═════ Records to process ═════

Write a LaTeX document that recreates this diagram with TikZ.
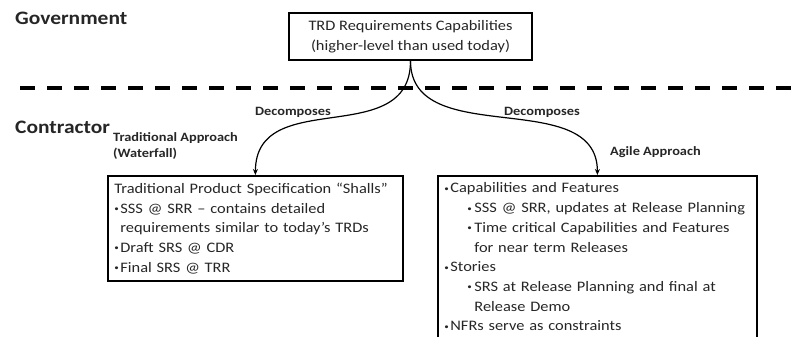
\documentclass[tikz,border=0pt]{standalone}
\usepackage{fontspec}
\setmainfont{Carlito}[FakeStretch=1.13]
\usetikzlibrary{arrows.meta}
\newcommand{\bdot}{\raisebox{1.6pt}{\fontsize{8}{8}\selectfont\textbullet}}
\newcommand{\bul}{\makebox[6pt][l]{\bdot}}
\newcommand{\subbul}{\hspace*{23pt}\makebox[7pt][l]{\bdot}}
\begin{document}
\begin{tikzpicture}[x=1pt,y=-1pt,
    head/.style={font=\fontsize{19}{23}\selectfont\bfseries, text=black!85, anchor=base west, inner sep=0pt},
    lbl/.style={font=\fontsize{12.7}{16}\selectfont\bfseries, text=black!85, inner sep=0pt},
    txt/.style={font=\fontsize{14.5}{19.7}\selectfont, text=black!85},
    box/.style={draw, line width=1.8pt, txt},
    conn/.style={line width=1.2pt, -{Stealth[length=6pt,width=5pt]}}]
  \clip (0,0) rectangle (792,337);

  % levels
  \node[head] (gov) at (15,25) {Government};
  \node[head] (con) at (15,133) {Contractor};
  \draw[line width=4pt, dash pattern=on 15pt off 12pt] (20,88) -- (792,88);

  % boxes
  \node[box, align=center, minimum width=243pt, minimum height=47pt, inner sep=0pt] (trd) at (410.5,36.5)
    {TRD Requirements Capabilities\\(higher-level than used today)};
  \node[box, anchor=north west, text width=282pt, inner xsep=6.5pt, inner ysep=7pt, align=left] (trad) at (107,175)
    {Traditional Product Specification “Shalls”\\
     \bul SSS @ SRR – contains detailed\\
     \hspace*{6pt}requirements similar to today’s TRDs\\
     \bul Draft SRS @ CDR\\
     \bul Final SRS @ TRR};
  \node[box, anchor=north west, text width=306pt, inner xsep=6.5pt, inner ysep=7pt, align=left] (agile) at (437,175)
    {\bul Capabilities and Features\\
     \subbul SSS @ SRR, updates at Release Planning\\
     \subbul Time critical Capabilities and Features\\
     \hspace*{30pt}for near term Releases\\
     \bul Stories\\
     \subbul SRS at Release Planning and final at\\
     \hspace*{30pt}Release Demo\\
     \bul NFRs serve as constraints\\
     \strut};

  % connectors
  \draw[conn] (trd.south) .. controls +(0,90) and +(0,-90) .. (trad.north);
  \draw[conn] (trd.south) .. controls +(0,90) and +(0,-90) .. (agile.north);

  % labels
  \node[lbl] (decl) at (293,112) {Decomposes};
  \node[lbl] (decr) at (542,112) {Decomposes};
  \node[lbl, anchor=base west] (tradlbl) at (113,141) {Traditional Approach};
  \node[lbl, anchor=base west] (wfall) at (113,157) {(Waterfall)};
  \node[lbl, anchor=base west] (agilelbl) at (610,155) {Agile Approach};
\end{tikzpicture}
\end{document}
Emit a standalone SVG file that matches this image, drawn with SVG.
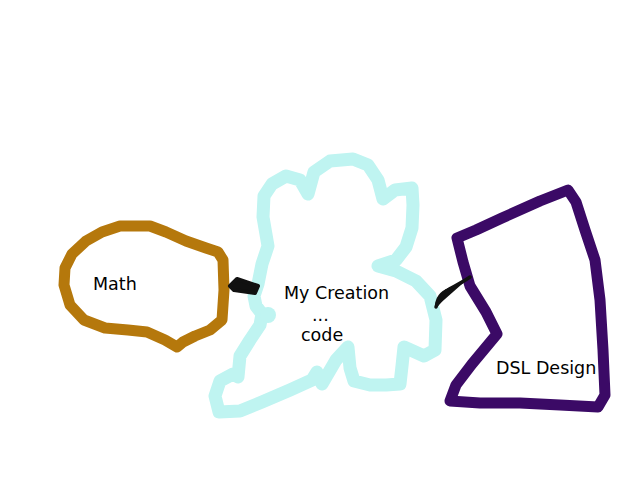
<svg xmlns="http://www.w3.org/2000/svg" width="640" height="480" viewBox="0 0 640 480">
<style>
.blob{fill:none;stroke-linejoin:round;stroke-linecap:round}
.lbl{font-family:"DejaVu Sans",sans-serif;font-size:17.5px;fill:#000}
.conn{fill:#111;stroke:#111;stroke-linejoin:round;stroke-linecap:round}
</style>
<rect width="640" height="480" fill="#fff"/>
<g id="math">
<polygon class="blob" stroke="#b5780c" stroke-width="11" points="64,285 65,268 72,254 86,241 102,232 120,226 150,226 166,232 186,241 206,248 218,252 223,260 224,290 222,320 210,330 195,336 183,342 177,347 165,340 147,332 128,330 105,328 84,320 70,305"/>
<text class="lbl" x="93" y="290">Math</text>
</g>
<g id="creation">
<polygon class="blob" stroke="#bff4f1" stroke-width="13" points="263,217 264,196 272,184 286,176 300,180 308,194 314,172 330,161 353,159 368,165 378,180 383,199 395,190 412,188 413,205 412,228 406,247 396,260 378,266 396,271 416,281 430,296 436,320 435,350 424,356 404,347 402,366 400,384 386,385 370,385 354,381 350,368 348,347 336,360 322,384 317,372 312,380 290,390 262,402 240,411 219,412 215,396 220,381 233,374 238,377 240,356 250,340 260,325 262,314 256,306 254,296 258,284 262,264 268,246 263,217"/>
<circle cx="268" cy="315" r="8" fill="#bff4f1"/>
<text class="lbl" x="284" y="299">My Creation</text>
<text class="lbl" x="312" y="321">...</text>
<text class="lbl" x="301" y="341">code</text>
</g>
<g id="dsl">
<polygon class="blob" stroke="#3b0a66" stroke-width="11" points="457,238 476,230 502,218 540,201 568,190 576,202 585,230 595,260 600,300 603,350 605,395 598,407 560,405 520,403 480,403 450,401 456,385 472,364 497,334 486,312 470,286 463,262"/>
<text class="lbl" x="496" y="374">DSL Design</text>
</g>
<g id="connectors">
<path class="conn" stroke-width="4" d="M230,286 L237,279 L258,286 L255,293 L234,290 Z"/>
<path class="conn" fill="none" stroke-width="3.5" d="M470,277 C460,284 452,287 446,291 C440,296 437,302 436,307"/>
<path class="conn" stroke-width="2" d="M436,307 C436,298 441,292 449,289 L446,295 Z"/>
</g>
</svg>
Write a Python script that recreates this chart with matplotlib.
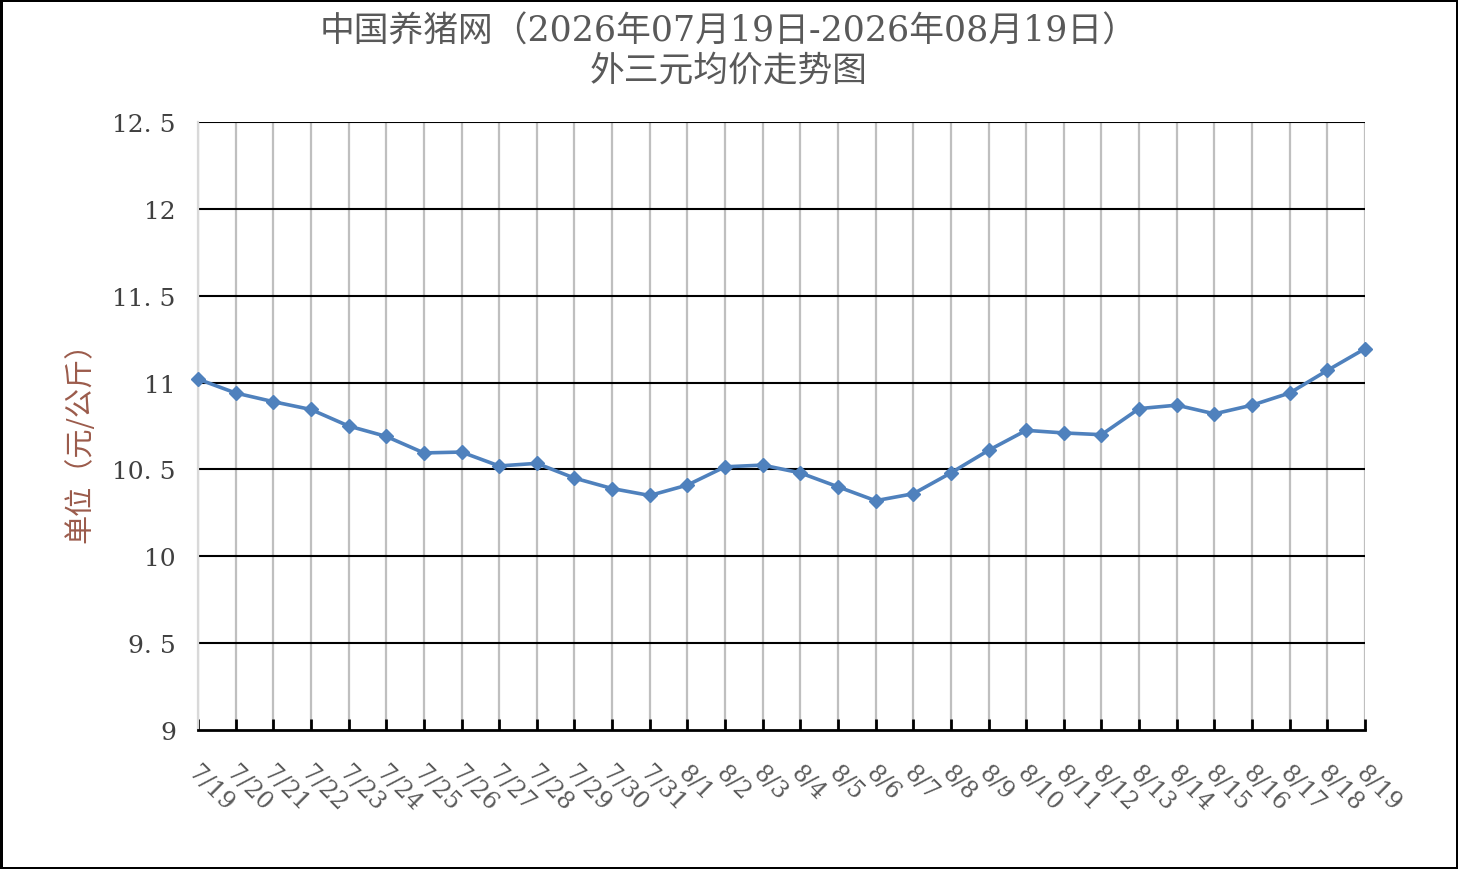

═════

Exercise objective
Starting at the top of the listing above, please restate word for word each line up to and including the one that holds "(20,88) -- (792,88);", omitting every image.

Completed task
Write a LaTeX document that recreates this diagram with TikZ.
\documentclass[tikz,border=0pt]{standalone}
\usepackage{fontspec}
\setmainfont{Carlito}[FakeStretch=1.13]
\usetikzlibrary{arrows.meta}
\newcommand{\bdot}{\raisebox{1.6pt}{\fontsize{8}{8}\selectfont\textbullet}}
\newcommand{\bul}{\makebox[6pt][l]{\bdot}}
\newcommand{\subbul}{\hspace*{23pt}\makebox[7pt][l]{\bdot}}
\begin{document}
\begin{tikzpicture}[x=1pt,y=-1pt,
    head/.style={font=\fontsize{19}{23}\selectfont\bfseries, text=black!85, anchor=base west, inner sep=0pt},
    lbl/.style={font=\fontsize{12.7}{16}\selectfont\bfseries, text=black!85, inner sep=0pt},
    txt/.style={font=\fontsize{14.5}{19.7}\selectfont, text=black!85},
    box/.style={draw, line width=1.8pt, txt},
    conn/.style={line width=1.2pt, -{Stealth[length=6pt,width=5pt]}}]
  \clip (0,0) rectangle (792,337);

  % levels
  \node[head] (gov) at (15,25) {Government};
  \node[head] (con) at (15,133) {Contractor};
  \draw[line width=4pt, dash pattern=on 15pt off 12pt] (20,88) -- (792,88);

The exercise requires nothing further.